Ernst v. Eldred

ADAH Ernst brought mandamus against Eldred as judge and acting clerk of the county court of Fremont county to compel him as clerk to issue an execution upon a judgment which she recovered against one Colburn July 9, 1923. A demurrer to her petition was sustained, and she brings error and asks for a supersedeas. We think the petition was good.

The judgment which she recovered was an ordinary judgment in replevin for the possession of chattels, or, if possession could not be obtained, for their value as found by the jury — $550. The petition for mandamus shows this judgment, and alleges that it is unsatisfied and prays for an execution. We can see no reason why an execution is not due.

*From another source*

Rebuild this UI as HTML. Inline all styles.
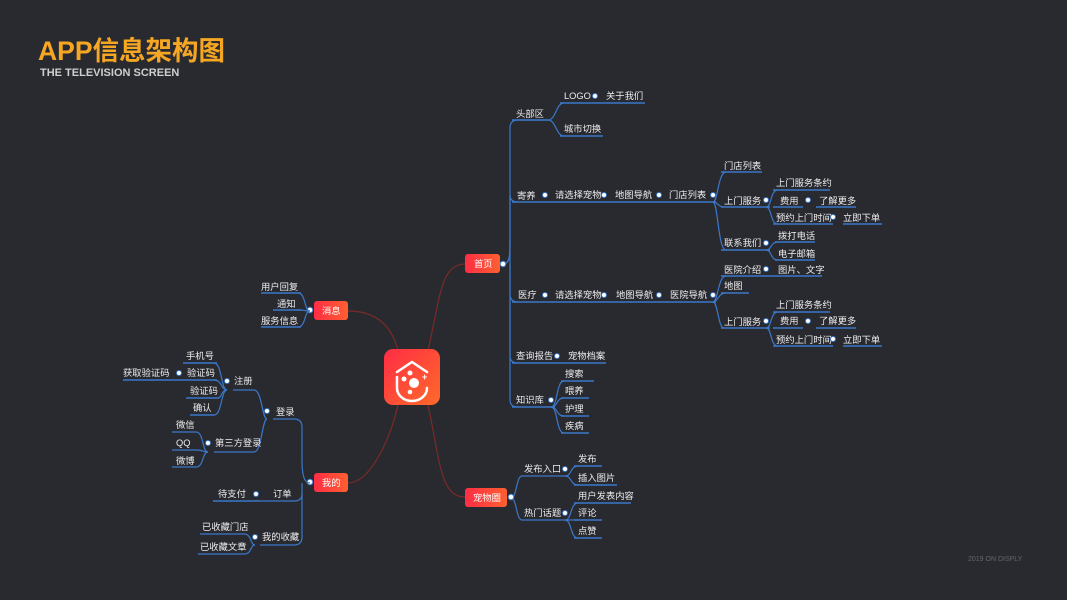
<!DOCTYPE html>
<html><head><meta charset="utf-8"><style>
html,body{margin:0;padding:0;background:#292a30;}
svg{display:block}
text{font-family:"Liberation Sans","Noto Sans CJK SC",sans-serif;font-size:9.3px;fill:#ededed}
.u{stroke:#3b78c9;stroke-width:1.6;fill:none}
.c{stroke:#3b78c9;stroke-width:1.2;fill:none}
.r{stroke:#7a2a26;stroke-width:1.2;fill:none}
.d{fill:#fff;stroke:#3b78c9;stroke-width:1}
</style></head><body>
<svg width="1067" height="600" viewBox="0 0 1067 600" xmlns="http://www.w3.org/2000/svg">
<defs>
<linearGradient id="g" x1="0" y1="0" x2="1" y2="1"><stop offset="0" stop-color="#ff2d45"/><stop offset="1" stop-color="#ff6a2a"/></linearGradient>
<linearGradient id="g2" x1="0" y1="0" x2="1" y2="0"><stop offset="0" stop-color="#ff2d45"/><stop offset="1" stop-color="#ff5f30"/></linearGradient>
</defs>
<text x="38" y="60" style="font-size:26.5px;font-weight:bold;fill:#f5a623">APP信息架构图</text>
<text x="40" y="76" style="font-size:11px;font-weight:bold;fill:#cfcfcf">THE TELEVISION SCREEN</text>
<text x="968" y="561" style="font-size:7px;fill:#666">2019 ON DISPLY</text>

<path class="r" d="M428,350 C440,300 440,264 465,264"/>
<path class="r" d="M428,405 C440,460 440,497 465,497"/>
<path class="r" d="M398,350 C390,320 370,311 348,311"/>
<path class="r" d="M398,405 C390,440 370,483 348,483"/>

<rect x="384" y="349" width="56" height="56" rx="9" fill="url(#g)"/>
<path d="M397,372 L412,362 L427,372" stroke="#fff" stroke-width="2.5" fill="none" stroke-linecap="round"/>
<path d="M397,377 L397,388 A15,13 0 0 0 427,388" stroke="#fff" stroke-width="2.5" fill="none" stroke-linecap="round"/>
<circle cx="414" cy="383" r="5" fill="#fff"/><circle cx="404" cy="379" r="2.5" fill="#fff"/><circle cx="410" cy="373" r="2.5" fill="#fff"/><circle cx="410" cy="392" r="2.3" fill="#fff"/>
<text x="422" y="380" style="font-size:9px;font-weight:bold;fill:#fff">+</text>

<rect x="465" y="254" width="35" height="19" rx="3" fill="url(#g2)"/><text x="474" y="267" style="fill:#fff">首页</text>
<rect x="465" y="488" width="42" height="19" rx="3" fill="url(#g2)"/><text x="473" y="501" style="fill:#fff">宠物圈</text>
<rect x="314" y="301" width="34" height="19" rx="3" fill="url(#g2)"/><text x="322" y="314" style="fill:#fff">消息</text>
<rect x="314" y="473" width="34" height="19" rx="3" fill="url(#g2)"/><text x="322" y="486" style="fill:#fff">我的</text>

<path class="c" d="M503,264 C510,264 510,256 510,240 L510,128 Q510,120 518,120 L548,120"/>
<path class="c" d="M503,264 C510,264 510,256 510,240 L510,195 Q510,202 518,202"/>
<path class="c" d="M510,240 L510,294 Q510,302 518,302"/>
<path class="c" d="M510,264 L510,356 Q510,363 518,363"/>
<path class="c" d="M510,300 L510,400 Q510,407 518,407"/>
<text x="516" y="117">头部区</text><path class="u" d="M512,120 L548,120"/>
<path class="c" d="M548,120 C556,120 556,103 564,103"/><path class="c" d="M548,120 C556,120 556,136 564,136"/>
<text x="564" y="99">LOGO</text><path class="u" d="M560,103 L603,103"/><circle class="d" cx="595" cy="96" r="2.5"/>
<text x="606" y="99">关于我们</text><path class="u" d="M603,103 L645,103"/>
<text x="564" y="132">城市切换</text><path class="u" d="M560,136 L603,136"/>

<text x="517" y="199">寄养</text><path class="u" d="M512,202 L548,202"/><circle class="d" cx="545" cy="195" r="2.5"/>
<text x="555" y="198">请选择宠物</text><path class="u" d="M548,202 L603,202"/><circle class="d" cx="604" cy="195" r="2.5"/>
<text x="615" y="198">地图导航</text><path class="u" d="M603,202 L654,202"/><circle class="d" cx="659" cy="195" r="2.5"/>
<text x="669" y="198">门店列表</text><path class="u" d="M654,202 L716,202"/><circle class="d" cx="713" cy="195" r="2.5"/>
<path class="c" d="M713,202 C718,202 718,172 726,172"/>
<path class="c" d="M713,202 C718,202 718,207 724,207"/>
<path class="c" d="M713,202 C718,202 718,250 726,250"/>
<text x="724" y="169">门店列表</text><path class="u" d="M721,172 L762,172"/>
<text x="724" y="204">上门服务</text><path class="u" d="M721,207 L770,207"/><circle class="d" cx="766" cy="200" r="2.5"/>
<path class="c" d="M766,207 C772,207 770,190 778,190"/><path class="c" d="M766,207 C772,207 770,224 778,224"/>
<text x="776" y="186">上门服务条约</text><path class="u" d="M773,190 L830,190"/>
<text x="780" y="204">费用</text><path class="u" d="M773,207 L803,207"/><circle class="d" cx="808" cy="200" r="2.5"/>
<text x="819" y="204">了解更多</text><path class="u" d="M816,207 L856,207"/>
<text x="776" y="221">预约上门时间</text><path class="u" d="M773,224 L833,224"/><circle class="d" cx="833" cy="217" r="2.5"/>
<text x="843" y="221">立即下单</text><path class="u" d="M843,224 L882,224"/>
<text x="724" y="246">联系我们</text><path class="u" d="M721,250 L770,250"/><circle class="d" cx="766" cy="243" r="2.5"/>
<path class="c" d="M766,250 C772,250 770,242 778,242"/><path class="c" d="M766,250 C772,250 770,260 778,260"/>
<text x="778" y="239">拨打电话</text><path class="u" d="M775,242 L815,242"/>
<text x="778" y="257">电子邮箱</text><path class="u" d="M775,260 L815,260"/>

<text x="518" y="298">医疗</text><path class="u" d="M512,302 L548,302"/><circle class="d" cx="545" cy="295" r="2.5"/>
<text x="555" y="298">请选择宠物</text><path class="u" d="M548,302 L603,302"/><circle class="d" cx="604" cy="295" r="2.5"/>
<text x="616" y="298">地图导航</text><path class="u" d="M603,302 L654,302"/><circle class="d" cx="659" cy="295" r="2.5"/>
<text x="670" y="298">医院导航</text><path class="u" d="M654,302 L716,302"/><circle class="d" cx="713" cy="295" r="2.5"/>
<path class="c" d="M713,302 C718,302 718,276 726,276"/>
<path class="c" d="M713,302 C718,302 718,293 726,293"/>
<path class="c" d="M713,302 C718,302 718,328 724,328"/>
<text x="724" y="273">医院介绍</text><path class="u" d="M721,276 L770,276"/><circle class="d" cx="766" cy="269" r="2.5"/>
<text x="778" y="273">图片、文字</text><path class="u" d="M770,276 L822,276"/>
<text x="724" y="289">地图</text><path class="u" d="M721,293 L749,293"/>
<text x="724" y="325">上门服务</text><path class="u" d="M721,328 L770,328"/><circle class="d" cx="766" cy="321" r="2.5"/>
<path class="c" d="M766,328 C772,328 770,312 778,312"/><path class="c" d="M766,328 C772,328 770,346 778,346"/>
<text x="776" y="308">上门服务条约</text><path class="u" d="M773,312 L830,312"/>
<text x="780" y="324">费用</text><path class="u" d="M773,328 L803,328"/><circle class="d" cx="808" cy="321" r="2.5"/>
<text x="819" y="324">了解更多</text><path class="u" d="M816,328 L856,328"/>
<text x="776" y="343">预约上门时间</text><path class="u" d="M773,346 L833,346"/><circle class="d" cx="833" cy="339" r="2.5"/>
<text x="843" y="343">立即下单</text><path class="u" d="M843,346 L882,346"/>

<text x="516" y="359">查询报告</text><path class="u" d="M512,363 L560,363"/><circle class="d" cx="557" cy="356" r="2.5"/>
<text x="568" y="359">宠物档案</text><path class="u" d="M560,363 L606,363"/>

<text x="516" y="403">知识库</text><path class="u" d="M512,407 L555,407"/><circle class="d" cx="551" cy="400" r="2.5"/>
<path class="c" d="M551,407 C558,407 556,381 564,381"/><path class="c" d="M551,407 C558,407 556,398 564,398"/>
<path class="c" d="M551,407 C558,407 556,416 564,416"/><path class="c" d="M551,407 C558,407 556,433 564,433"/>
<text x="565" y="377">搜索</text><path class="u" d="M561,381 L594,381"/>
<text x="565" y="394">喂养</text><path class="u" d="M561,398 L589,398"/>
<text x="565" y="412">护理</text><path class="u" d="M561,416 L589,416"/>
<text x="565" y="429">疾病</text><path class="u" d="M561,433 L589,433"/>
<circle class="d" cx="503" cy="264" r="2.8"/>

<path class="c" d="M511,498 C517,498 516,476 522,476 L568,476"/>
<path class="c" d="M511,498 C517,498 516,520 522,520 L568,520"/>
<circle class="d" cx="511" cy="497" r="2.8"/>
<text x="524" y="472">发布入口</text><circle class="d" cx="565" cy="469" r="2.5"/>
<path class="c" d="M565,476 C572,476 570,466 578,466"/><path class="c" d="M565,476 C572,476 570,485 578,485"/>
<text x="578" y="462">发布</text><path class="u" d="M574,466 L602,466"/>
<text x="578" y="481">插入图片</text><path class="u" d="M574,485 L617,485"/>
<text x="524" y="516">热门话题</text><circle class="d" cx="565" cy="513" r="2.5"/>
<path class="c" d="M565,520 C572,520 570,503 578,503"/><path class="c" d="M565,520 C572,520 570,520 578,520"/><path class="c" d="M565,520 C572,520 570,538 578,538"/>
<text x="578" y="499">用户发表内容</text><path class="u" d="M574,503 L631,503"/>
<text x="578" y="516">评论</text><path class="u" d="M574,520 L602,520"/>
<text x="578" y="534">点赞</text><path class="u" d="M574,538 L602,538"/>

<circle class="d" cx="310" cy="310" r="2.8"/>
<path class="c" d="M310,311 C304,311 306,293 298,293"/><path class="c" d="M310,311 C304,311 306,310 298,310"/><path class="c" d="M310,311 C304,311 306,327 298,327"/>
<text x="261" y="290">用户回复</text><path class="u" d="M261,293 L301,293"/>
<text x="277" y="307">通知</text><path class="u" d="M273,310 L301,310"/>
<text x="261" y="324">服务信息</text><path class="u" d="M261,327 L301,327"/>

<circle class="d" cx="310" cy="482" r="2.8"/>
<path class="c" d="M310,483 C304,483 302,475 302,460 L302,427 Q302,419 294,419 L273,419"/>
<path class="c" d="M302,483 L302,494 Q302,501 294,501 L260,501"/>
<path class="c" d="M302,494 L302,537 Q302,545 294,545 L260,545"/>
<text x="276" y="415">登录</text><circle class="d" cx="267" cy="411" r="2.5"/>
<path class="c" d="M267,419 C262,419 262,390 254,390 L233,390"/>
<path class="c" d="M267,419 C262,419 262,452 254,452 L214,452"/>
<text x="234" y="384">注册</text><circle class="d" cx="227" cy="381" r="2.5"/>
<path class="c" d="M227,390 C221,390 222,363 214,363"/><path class="c" d="M227,390 C221,390 222,380 214,380"/>
<path class="c" d="M227,390 C221,390 222,398 218,398"/><path class="c" d="M227,390 C221,390 222,415 214,415"/>
<text x="186" y="359">手机号</text><path class="u" d="M183,363 L217,363"/>
<text x="187" y="376">验证码</text><path class="u" d="M183,380 L217,380"/><circle class="d" cx="179" cy="373" r="2.5"/>
<text x="123" y="376">获取验证码</text><path class="u" d="M123,380 L183,380"/>
<text x="190" y="394">验证码</text><path class="u" d="M186,398 L219,398"/>
<text x="193" y="411">确认</text><path class="u" d="M190,415 L214,415"/>
<text x="215" y="446">第三方登录</text><circle class="d" cx="208" cy="443" r="2.5"/>
<path class="c" d="M208,452 C202,452 204,432 196,432 L172,432"/><path class="c" d="M208,452 C202,452 204,450 196,450 L172,450"/><path class="c" d="M208,452 C202,452 204,467 196,467 L172,467"/>
<text x="176" y="428">微信</text><text x="176" y="446">QQ</text><text x="176" y="464">微博</text>
<text x="273" y="497">订单</text><circle class="d" cx="256" cy="494" r="2.5"/>
<text x="218" y="497">待支付</text><path class="u" d="M213,501 L260,501"/>
<text x="262" y="540">我的收藏</text><circle class="d" cx="255" cy="537" r="2.5"/>
<path class="c" d="M255,545 C250,545 252,534 244,534 L200,534"/><path class="c" d="M255,545 C250,545 252,554 244,554 L198,554"/>
<text x="202" y="530">已收藏门店</text><text x="200" y="550">已收藏文章</text>
</svg>
</body></html>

The defendant in error makes the following objections:

First. That a supersedeas will not be granted because the judgment is merely for costs. We will not grant the supersedeas but will reverse the judgment. *Page 427

Second. That there is no assignment of error to the judgment itself, but since this objection was made, the plaintiff in error has filed an assignment, and asks leave to do so, which is granted. We do not say whether this was necessary.

Third. That no legal right to the mandamus is shown. We have stated above that execution is due, and mandamus is the proper remedy. 23 C.J. 365.

Fourth. It is urged that the petition ought to allege that the chattels have not been returned; but the only necessary allegations are the judgment and that it is unsatisfied of record. Hudson v. Modawell, 64 Ala. 481. The allegations of the complaint state this in substance. Perhaps it would have been well for the petitioner to allege, if such is the fact, that the property could not be returned, and then pray for a fieri facias, or that it could and then pray for a writ of possession, but neither of these objections, if they are objections, is sufficient to support a general demurrer, for she has shown a right to some kind of an execution.

Fifth. It is claimed that the issue of an execution is a judicial act because it requires the determination of a fact, i. e., that the judgment is unsatisfied. We cannot agree with that; it is purely ministerial. Briggs v. Wardwell,10 Mass. 356. If the judge is also clerk nevertheless in issuing the execution, he acts as clerk only (Id.), and the clerk is to look no further than his own record. Hudsonv. Modawell, supra. Frankfort Bank v. Markley, 1 Dana (Ky.) 373; Burton v. McFarland, 3 Ky. L. 536;Briggs v. Wardwell, supra.

Sixth. It is urged that Colburn is interested and mandamus will not lie where a third party is interested, but it follows from the fact that the clerk looks only to the record, that Colburn has no recognizable interest, that is to say, no right to resist the issue of an execution on a judgment unsatisfied of record. If it has been satisfied in fact he should have it satisfied of record and then no mandamus would lie. *Page 428

Supersedeas denied. Judgment reversed with directions to overrule the demurrer and proceed with the case.

MR. CHIEF JUSTICE ALLEN not participating.

MR. JUSTICE BURKE sitting as chief justice.